▶ _What to produce_
The data below should be printed in full, exactly, and without any of its images.

▶ _Dataset excerpt_
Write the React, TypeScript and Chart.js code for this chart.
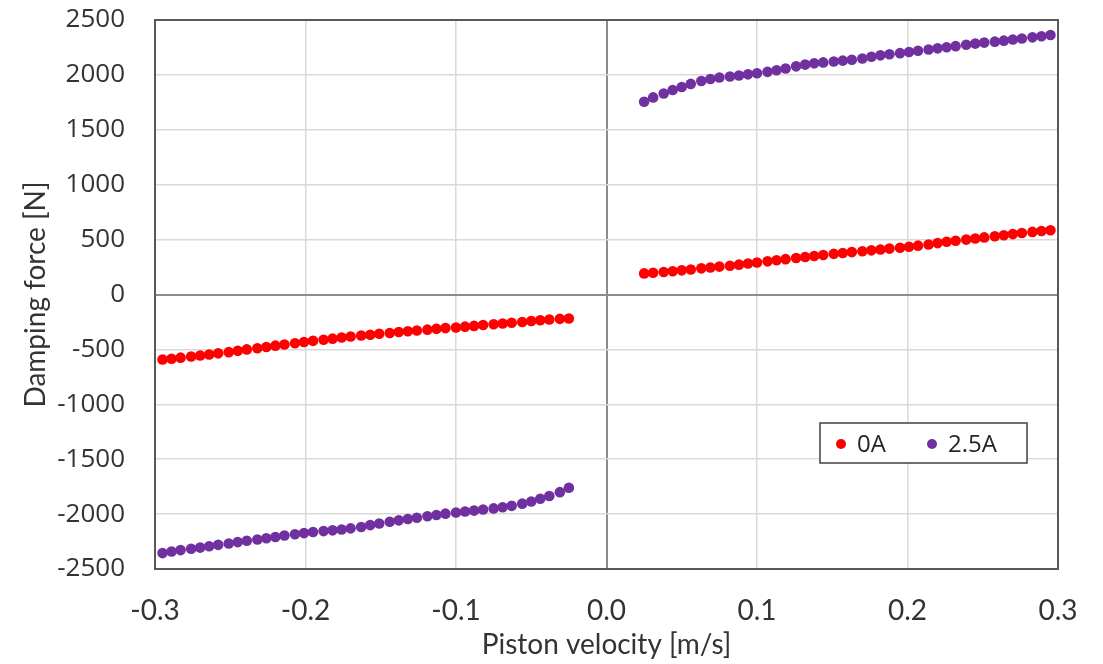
import React, { useEffect, useRef } from "react";
import { Chart, registerables } from "chart.js";

Chart.register(...registerables);

// Piston velocity [m/s]
const velocityPos = [
  0.025, 0.031, 0.038, 0.044, 0.05, 0.056, 0.063, 0.069, 0.075, 0.082, 0.088,
  0.094, 0.1, 0.107, 0.113, 0.119, 0.126, 0.132, 0.138, 0.144, 0.151, 0.157,
  0.163, 0.17, 0.176, 0.182, 0.188, 0.195, 0.201, 0.207, 0.214, 0.22, 0.226,
  0.232, 0.239, 0.245, 0.251, 0.258, 0.264, 0.27, 0.276, 0.283, 0.289, 0.295,
];
const velocityNeg = [
  -0.295, -0.289, -0.283, -0.276, -0.27, -0.264, -0.258, -0.251, -0.245,
  -0.239, -0.232, -0.226, -0.22, -0.214, -0.207, -0.201, -0.195, -0.188,
  -0.182, -0.176, -0.17, -0.163, -0.157, -0.151, -0.144, -0.138, -0.132,
  -0.126, -0.119, -0.113, -0.107, -0.1, -0.094, -0.088, -0.082, -0.075,
  -0.069, -0.063, -0.056, -0.05, -0.044, -0.038, -0.031, -0.025,
];

// Damping force [N], 0A
const force0APos = [
  192, 198, 205, 212, 220, 228, 238, 246, 254, 262, 272, 282, 292, 302, 312,
  322, 332, 342, 350, 360, 370, 378, 386, 394, 402, 410, 418, 426, 435, 445,
  456, 468, 480, 490, 500, 510, 520, 530, 540, 550, 560, 570, 578, 585,
];
const force0ANeg = [
  -592, -585, -575, -565, -556, -546, -536, -525, -512, -500, -490, -478,
  -466, -455, -444, -432, -422, -412, -402, -392, -383, -374, -366, -358,
  -350, -342, -335, -328, -320, -313, -306, -300, -293, -286, -278, -271,
  -264, -257, -250, -242, -234, -228, -222, -218,
];

// Damping force [N], 2.5A
const force25APos = [
  1755, 1795, 1830, 1862, 1890, 1918, 1945, 1962, 1976, 1985, 1995, 2005,
  2015, 2028, 2042, 2058, 2078, 2094, 2105, 2114, 2122, 2130, 2138, 2150,
  2165, 2178, 2188, 2198, 2208, 2220, 2232, 2242, 2252, 2262, 2275, 2285,
  2294, 2303, 2312, 2322, 2332, 2342, 2352, 2364,
];
const force25ANeg = [
  -2355, -2340, -2328, -2316, -2305, -2293, -2280, -2268, -2255, -2243,
  -2232, -2220, -2208, -2195, -2183, -2173, -2163, -2155, -2148, -2140,
  -2130, -2118, -2100, -2085, -2070, -2057, -2045, -2033, -2020, -2008,
  -1996, -1985, -1976, -1968, -1958, -1948, -1937, -1925, -1905, -1885,
  -1860, -1835, -1800, -1760,
];

const seriesLabels = ["0A", "2.5A"];
const seriesColors = ["#ff0000", "#7030a0"];

const xTitle = "Piston velocity [m/s]";
const yTitle = "Damping force [N]";

function toPoints(xs: number[], ys: number[]) {
  return xs.map((x, i) => ({ x, y: ys[i] }));
}

const frameAndLegend = {
  id: "frameAndLegend",
  afterDraw(chart: any) {
    const { ctx, chartArea } = chart;
    ctx.save();
    ctx.strokeStyle = "#595959";
    ctx.lineWidth = 2;
    ctx.strokeRect(
      chartArea.left,
      chartArea.top,
      chartArea.right - chartArea.left,
      chartArea.bottom - chartArea.top
    );
    // legend box
    const bx = 820;
    const by = 423;
    const bw = 207;
    const bh = 40;
    ctx.fillStyle = "#ffffff";
    ctx.fillRect(bx, by, bw, bh);
    ctx.strokeStyle = "#404040";
    ctx.lineWidth = 1.5;
    ctx.strokeRect(bx, by, bw, bh);
    const items = chart.data.datasets;
    const starts = [841, 932];
    ctx.font = "24px 'Open Sans'";
    ctx.textBaseline = "middle";
    items.forEach((ds: any, i: number) => {
      ctx.fillStyle = ds.backgroundColor;
      ctx.beginPath();
      ctx.arc(starts[i], by + bh / 2 + 1, 5, 0, Math.PI * 2);
      ctx.fill();
      ctx.fillStyle = "#262626";
      ctx.fillText(ds.label, starts[i] + 16, by + bh / 2 + 2);
    });
    ctx.restore();
  },
};

function gridColor(ctx: any) {
  return ctx.tick && Math.abs(ctx.tick.value) < 1e-9 ? "#8c8c8c" : "#d9d9d9";
}
function gridWidth(ctx: any) {
  return ctx.tick && Math.abs(ctx.tick.value) < 1e-9 ? 2 : 1.5;
}

export default function App() {
  const canvasRef = useRef<HTMLCanvasElement | null>(null);

  useEffect(() => {
    document.body.style.margin = "0";
    const canvas = canvasRef.current;
    if (!canvas) return;
    const chart = new Chart(canvas, {
      type: "scatter",
      data: {
        datasets: [
          {
            label: seriesLabels[0],
            data: [
              ...toPoints(velocityNeg, force0ANeg),
              ...toPoints(velocityPos, force0APos),
            ],
            backgroundColor: seriesColors[0],
            borderColor: seriesColors[0],
            pointRadius: 5.3,
            pointBorderWidth: 0,
          },
          {
            label: seriesLabels[1],
            data: [
              ...toPoints(velocityNeg, force25ANeg),
              ...toPoints(velocityPos, force25APos),
            ],
            backgroundColor: seriesColors[1],
            borderColor: seriesColors[1],
            pointRadius: 5.3,
            pointBorderWidth: 0,
          },
        ],
      },
      options: {
        animation: false,
        responsive: false,
        layout: { padding: { top: 20, right: 45, bottom: 0, left: 0 } },
        plugins: {
          legend: { display: false },
          tooltip: { enabled: false },
        },
        scales: {
          x: {
            type: "linear",
            min: -0.3,
            max: 0.3,
            afterFit(scale: any) {
              scale.height = 95;
              scale.paddingLeft = 0;
              scale.paddingRight = 0;
            },
            ticks: {
              stepSize: 0.1,
              padding: 25,
              color: "#333333",
              font: { family: "Lato", size: 28 },
              callback: (v: any) =>
                Math.abs(Number(v)) < 1e-9 ? "0.0" : Number(v).toFixed(1),
            },
            grid: { color: gridColor, lineWidth: gridWidth, drawTicks: false },
            border: { display: false },
            title: {
              display: true,
              text: xTitle,
              color: "#333333",
              font: { family: "Lato", size: 28 },
              padding: { top: 0, bottom: 2 },
            },
          },
          y: {
            type: "linear",
            min: -2500,
            max: 2500,
            afterFit(scale: any) {
              scale.width = 155;
              scale.paddingTop = 0;
              scale.paddingBottom = 0;
            },
            ticks: {
              stepSize: 500,
              padding: 30,
              color: "#333333",
              font: { family: "Open Sans", size: 26 },
              callback: (v: any) => String(Math.round(Number(v))),
            },
            grid: { color: gridColor, lineWidth: gridWidth, drawTicks: false },
            border: { display: false },
            title: {
              display: true,
              text: yTitle,
              color: "#333333",
              font: { family: "Lato", size: 28 },
              padding: { top: 19, bottom: 0 },
            },
          },
        },
      },
      plugins: [frameAndLegend],
    });
    return () => chart.destroy();
  }, []);

  return (
    <div style={{ position: "absolute", left: 0, top: 0, width: 1103, height: 664 }}>
      <canvas ref={canvasRef} width={1103} height={664} />
    </div>
  );
}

▶ _Solution to this task_
Write the React, TypeScript and Chart.js code for this chart.
import React, { useEffect, useRef } from "react";
import { Chart, registerables } from "chart.js";

Chart.register(...registerables);

// Piston velocity [m/s]
const velocityPos = [
  0.025, 0.031, 0.038, 0.044, 0.05, 0.056, 0.063, 0.069, 0.075, 0.082, 0.088,
  0.094, 0.1, 0.107, 0.113, 0.119, 0.126, 0.132, 0.138, 0.144, 0.151, 0.157,
  0.163, 0.17, 0.176, 0.182, 0.188, 0.195, 0.201, 0.207, 0.214, 0.22, 0.226,
  0.232, 0.239, 0.245, 0.251, 0.258, 0.264, 0.27, 0.276, 0.283, 0.289, 0.295,
];
const velocityNeg = [
  -0.295, -0.289, -0.283, -0.276, -0.27, -0.264, -0.258, -0.251, -0.245,
  -0.239, -0.232, -0.226, -0.22, -0.214, -0.207, -0.201, -0.195, -0.188,
  -0.182, -0.176, -0.17, -0.163, -0.157, -0.151, -0.144, -0.138, -0.132,
  -0.126, -0.119, -0.113, -0.107, -0.1, -0.094, -0.088, -0.082, -0.075,
  -0.069, -0.063, -0.056, -0.05, -0.044, -0.038, -0.031, -0.025,
];

// Damping force [N], 0A
const force0APos = [
  192, 198, 205, 212, 220, 228, 238, 246, 254, 262, 272, 282, 292, 302, 312,
  322, 332, 342, 350, 360, 370, 378, 386, 394, 402, 410, 418, 426, 435, 445,
  456, 468, 480, 490, 500, 510, 520, 530, 540, 550, 560, 570, 578, 585,
];
const force0ANeg = [
  -592, -585, -575, -565, -556, -546, -536, -525, -512, -500, -490, -478,
  -466, -455, -444, -432, -422, -412, -402, -392, -383, -374, -366, -358,
  -350, -342, -335, -328, -320, -313, -306, -300, -293, -286, -278, -271,
  -264, -257, -250, -242, -234, -228, -222, -218,
];

// Damping force [N], 2.5A
const force25APos = [
  1755, 1795, 1830, 1862, 1890, 1918, 1945, 1962, 1976, 1985, 1995, 2005,
  2015, 2028, 2042, 2058, 2078, 2094, 2105, 2114, 2122, 2130, 2138, 2150,
  2165, 2178, 2188, 2198, 2208, 2220, 2232, 2242, 2252, 2262, 2275, 2285,
  2294, 2303, 2312, 2322, 2332, 2342, 2352, 2364,
];
const force25ANeg = [
  -2355, -2340, -2328, -2316, -2305, -2293, -2280, -2268, -2255, -2243,
  -2232, -2220, -2208, -2195, -2183, -2173, -2163, -2155, -2148, -2140,
  -2130, -2118, -2100, -2085, -2070, -2057, -2045, -2033, -2020, -2008,
  -1996, -1985, -1976, -1968, -1958, -1948, -1937, -1925, -1905, -1885,
  -1860, -1835, -1800, -1760,
];

const seriesLabels = ["0A", "2.5A"];
const seriesColors = ["#ff0000", "#7030a0"];

const xTitle = "Piston velocity [m/s]";
const yTitle = "Damping force [N]";

function toPoints(xs: number[], ys: number[]) {
  return xs.map((x, i) => ({ x, y: ys[i] }));
}

const frameAndLegend = {
  id: "frameAndLegend",
  afterDraw(chart: any) {
    const { ctx, chartArea } = chart;
    ctx.save();
    ctx.strokeStyle = "#595959";
    ctx.lineWidth = 2;
    ctx.strokeRect(
      chartArea.left,
      chartArea.top,
      chartArea.right - chartArea.left,
      chartArea.bottom - chartArea.top
    );
    // legend box
    const bx = 820;
    const by = 423;
    const bw = 207;
    const bh = 40;
    ctx.fillStyle = "#ffffff";
    ctx.fillRect(bx, by, bw, bh);
    ctx.strokeStyle = "#404040";
    ctx.lineWidth = 1.5;
    ctx.strokeRect(bx, by, bw, bh);
    const items = chart.data.datasets;
    const starts = [841, 932];
    ctx.font = "24px 'Open Sans'";
    ctx.textBaseline = "middle";
    items.forEach((ds: any, i: number) => {
      ctx.fillStyle = ds.backgroundColor;
      ctx.beginPath();
      ctx.arc(starts[i], by + bh / 2 + 1, 5, 0, Math.PI * 2);
      ctx.fill();
      ctx.fillStyle = "#262626";
      ctx.fillText(ds.label, starts[i] + 16, by + bh / 2 + 2);
    });
    ctx.restore();
  },
};

function gridColor(ctx: any) {
  return ctx.tick && Math.abs(ctx.tick.value) < 1e-9 ? "#8c8c8c" : "#d9d9d9";
}
function gridWidth(ctx: any) {
  return ctx.tick && Math.abs(ctx.tick.value) < 1e-9 ? 2 : 1.5;
}

export default function App() {
  const canvasRef = useRef<HTMLCanvasElement | null>(null);

  useEffect(() => {
    document.body.style.margin = "0";
    const canvas = canvasRef.current;
    if (!canvas) return;
    const chart = new Chart(canvas, {
      type: "scatter",
      data: {
        datasets: [
          {
            label: seriesLabels[0],
            data: [
              ...toPoints(velocityNeg, force0ANeg),
              ...toPoints(velocityPos, force0APos),
            ],
            backgroundColor: seriesColors[0],
            borderColor: seriesColors[0],
            pointRadius: 5.3,
            pointBorderWidth: 0,
          },
          {
            label: seriesLabels[1],
            data: [
              ...toPoints(velocityNeg, force25ANeg),
              ...toPoints(velocityPos, force25APos),
            ],
            backgroundColor: seriesColors[1],
            borderColor: seriesColors[1],
            pointRadius: 5.3,
            pointBorderWidth: 0,
          },
        ],
      },
      options: {
        animation: false,
        responsive: false,
        layout: { padding: { top: 20, right: 45, bottom: 0, left: 0 } },
        plugins: {
          legend: { display: false },
          tooltip: { enabled: false },
        },
        scales: {
          x: {
            type: "linear",
            min: -0.3,
            max: 0.3,
            afterFit(scale: any) {
              scale.height = 95;
              scale.paddingLeft = 0;
              scale.paddingRight = 0;
            },
            ticks: {
              stepSize: 0.1,
              padding: 25,
              color: "#333333",
              font: { family: "Lato", size: 28 },
              callback: (v: any) =>
                Math.abs(Number(v)) < 1e-9 ? "0.0" : Number(v).toFixed(1),
            },
            grid: { color: gridColor, lineWidth: gridWidth, drawTicks: false },
            border: { display: false },
            title: {
              display: true,
              text: xTitle,
              color: "#333333",
              font: { family: "Lato", size: 28 },
              padding: { top: 0, bottom: 2 },
            },
          },
          y: {
            type: "linear",
            min: -2500,
            max: 2500,
            afterFit(scale: any) {
              scale.width = 155;
              scale.paddingTop = 0;
              scale.paddingBottom = 0;
            },
            ticks: {
              stepSize: 500,
              padding: 30,
              color: "#333333",
              font: { family: "Open Sans", size: 26 },
              callback: (v: any) => String(Math.round(Number(v))),
            },
            grid: { color: gridColor, lineWidth: gridWidth, drawTicks: false },
            border: { display: false },
            title: {
              display: true,
              text: yTitle,
              color: "#333333",
              font: { family: "Lato", size: 28 },
              padding: { top: 19, bottom: 0 },
            },
          },
        },
      },
      plugins: [frameAndLegend],
    });
    return () => chart.destroy();
  }, []);

  return (
    <div style={{ position: "absolute", left: 0, top: 0, width: 1103, height: 664 }}>
      <canvas ref={canvasRef} width={1103} height={664} />
    </div>
  );
}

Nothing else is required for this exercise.